How to forage for fresh food this autumn

by Michael Smith (Veshengro)

autumn_foragingAutumn, or Fall as our American cousins call it mostly, is the season for fruits, nuts and fungi on the foraging list.

However, when it comes to fungi, that is to say, mushrooms and the foraging of them for food make sure that you really know what you are looking at and what you intend to pick. If not sure leave well alone. Even with a book or app for you smartphone still does not guarantee that you will be able to safely identify if you have not been taught well.
As one of the latest foodie trends, foraging has become a popular way to find delicious plants, berries and nuts growing wild.
Foraging not only gives access to fresh and seasonal healthy foods, it's also a great way to get outdoors to where our food really comes from – as opposed to the supermarket aisles and plastic packaging where it eventually ends up.

Berries, mushrooms and nuts are amongst the best foods to forage at this time of year, but make sure that you know, with everything, that what you pick is safe to eat.
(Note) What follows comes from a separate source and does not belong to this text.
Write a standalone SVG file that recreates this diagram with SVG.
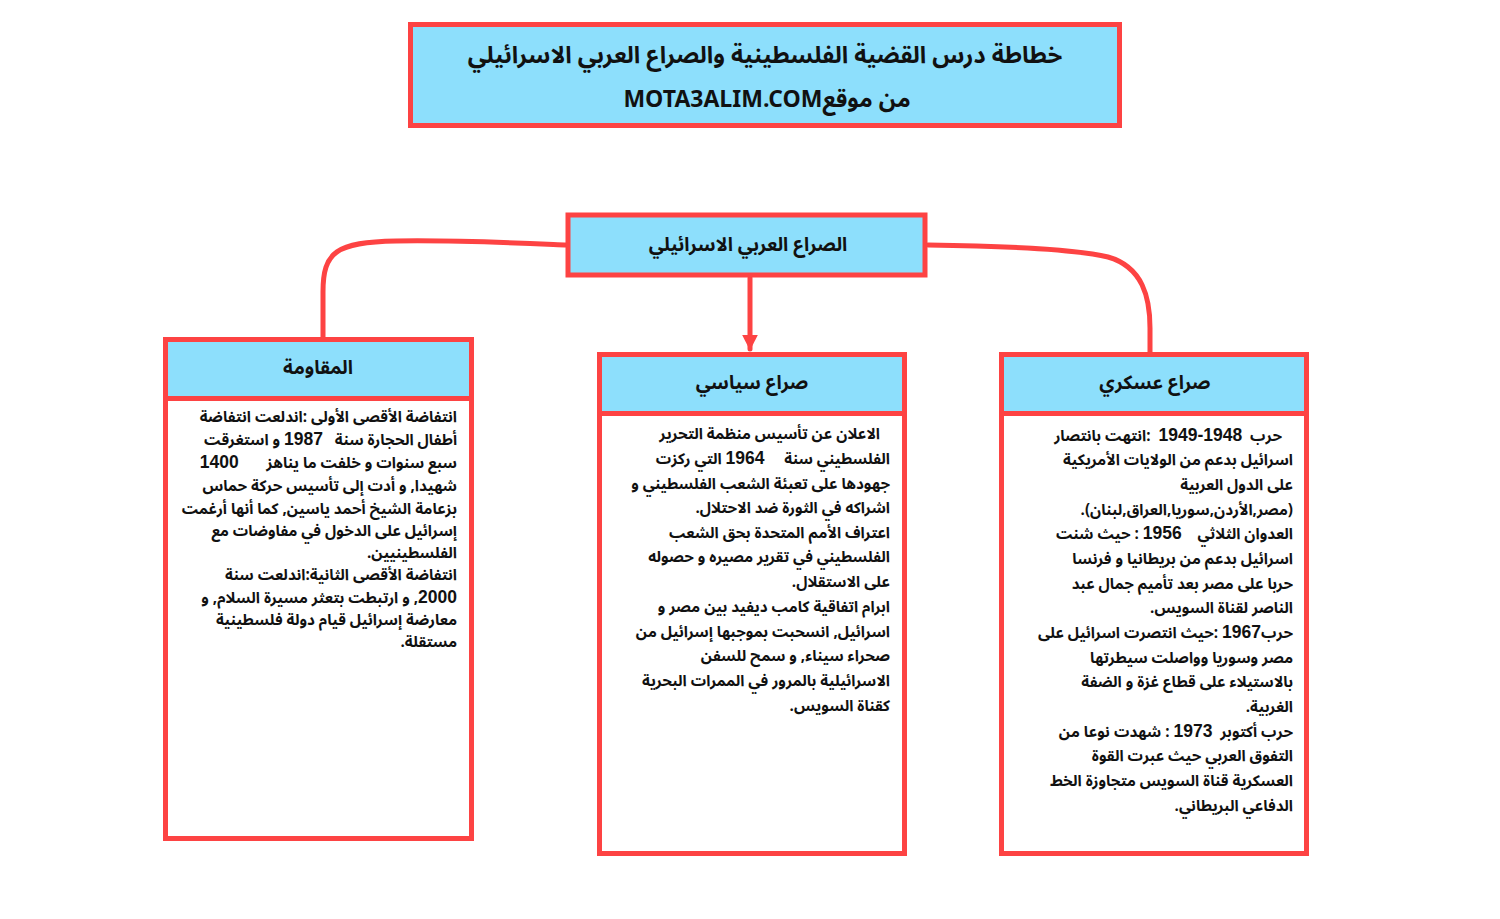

Blackberries and hazelnuts are quite obvious; other things may not be so obvious, such as mushrooms, as already mentioned.

Remember to get permission before foraging on private land and don’t over-forage: birds and animals rely on wild foods on their survival, so leave some for them too.

Please remember that Parks and Open Spaces also are private property and you theoretically need the owner's permission. There is no such thing as “public land” in the UK. The owner in this instance would be the local authority or similar.

Having said this in a large countryside park or open space the rangers or wardens will, more likely, no be concerned if you do a little foraging but remember the code as mentioned above. Only take for yourself and only as much as you need. Do not start commercial foraging as that will be regarded as theft and treated and prosecuted as such.

Ministry of Defense land is another kettle of fish and you do well to inquire first as to whether you may actually enter it and then as to whether foraging is permitted in any way.

When picking any wild food it has to be considered that it may have come into contact with animal feces and urine, such as fox, rats and others and thus everything needs to be thoroughly washed, aside from nuts and berries that are well above the level of reach of those animals.

In many old publicly-owned woods and along roadsides you may also find fruit trees, the ones along the roads often are so-called common trees, which were intended for use by the commoners, and amongst those there will be many old varieties of apples and pears and, even though, due too the age of trees, the fruit often is smaller than those of younger trees they often are much tastier.

When I was a child scrumping the common trees which in those days still were – pardon the pun – common along the roads of the countryside and it was everything old variety apples over pears to plums, including my favorite, the Damson. More than once I overate from those fruits and I suffered for it but, nevertheless, I would repeat that about every year.

The countryside is full of free foods for the taking and foraging was a common occupation for all that lived in the countryside or near it. And not just in autumn, though autumn appears to have been the time when more people would go out and gather wild foods than at any other time of the year.

Those that know what is edible out there for the taking – but we must remember to take not all of it – will always have to eat and it was for that reason that the country people lived better – aside from the fact that most had their gardens too – than did the people in the towns and cities during the Second World War in Britain, for instance.